Given data —
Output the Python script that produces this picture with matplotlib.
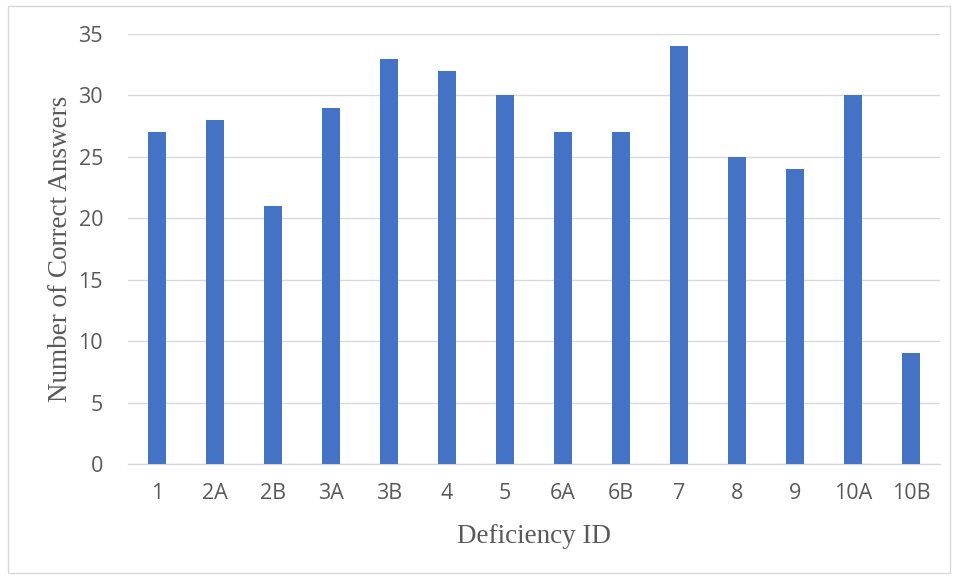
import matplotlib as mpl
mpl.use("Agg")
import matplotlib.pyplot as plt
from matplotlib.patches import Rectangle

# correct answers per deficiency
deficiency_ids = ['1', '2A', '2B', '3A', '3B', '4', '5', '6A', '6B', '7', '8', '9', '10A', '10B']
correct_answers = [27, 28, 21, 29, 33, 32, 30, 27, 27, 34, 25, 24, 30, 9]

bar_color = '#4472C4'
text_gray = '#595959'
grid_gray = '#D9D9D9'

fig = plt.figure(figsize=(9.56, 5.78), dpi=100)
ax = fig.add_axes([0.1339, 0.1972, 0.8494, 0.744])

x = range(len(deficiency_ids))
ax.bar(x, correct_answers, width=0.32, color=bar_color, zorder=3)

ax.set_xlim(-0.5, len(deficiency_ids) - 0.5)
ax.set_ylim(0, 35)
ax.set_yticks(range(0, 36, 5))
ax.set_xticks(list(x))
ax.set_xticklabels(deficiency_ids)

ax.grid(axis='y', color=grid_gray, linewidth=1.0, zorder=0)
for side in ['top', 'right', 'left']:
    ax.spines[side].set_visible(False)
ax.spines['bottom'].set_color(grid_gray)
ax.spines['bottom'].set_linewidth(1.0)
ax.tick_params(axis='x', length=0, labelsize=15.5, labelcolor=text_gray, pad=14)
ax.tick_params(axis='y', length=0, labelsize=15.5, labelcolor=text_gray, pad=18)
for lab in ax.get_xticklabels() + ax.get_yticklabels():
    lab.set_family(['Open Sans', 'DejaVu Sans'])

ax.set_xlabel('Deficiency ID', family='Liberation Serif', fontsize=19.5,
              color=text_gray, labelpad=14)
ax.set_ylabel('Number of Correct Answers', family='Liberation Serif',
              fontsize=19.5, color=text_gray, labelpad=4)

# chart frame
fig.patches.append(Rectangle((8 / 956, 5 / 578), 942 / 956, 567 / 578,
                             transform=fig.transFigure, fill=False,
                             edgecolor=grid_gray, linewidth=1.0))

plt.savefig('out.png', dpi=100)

Exercise directions — Copy exactly the lines running from the beginning of the listing through the line that has "width=0.32, color=bar_color, zorder=3)". Drop the pictures.

Response to this task —
Output the Python script that produces this picture with matplotlib.
import matplotlib as mpl
mpl.use("Agg")
import matplotlib.pyplot as plt
from matplotlib.patches import Rectangle

# correct answers per deficiency
deficiency_ids = ['1', '2A', '2B', '3A', '3B', '4', '5', '6A', '6B', '7', '8', '9', '10A', '10B']
correct_answers = [27, 28, 21, 29, 33, 32, 30, 27, 27, 34, 25, 24, 30, 9]

bar_color = '#4472C4'
text_gray = '#595959'
grid_gray = '#D9D9D9'

fig = plt.figure(figsize=(9.56, 5.78), dpi=100)
ax = fig.add_axes([0.1339, 0.1972, 0.8494, 0.744])

x = range(len(deficiency_ids))
ax.bar(x, correct_answers, width=0.32, color=bar_color, zorder=3)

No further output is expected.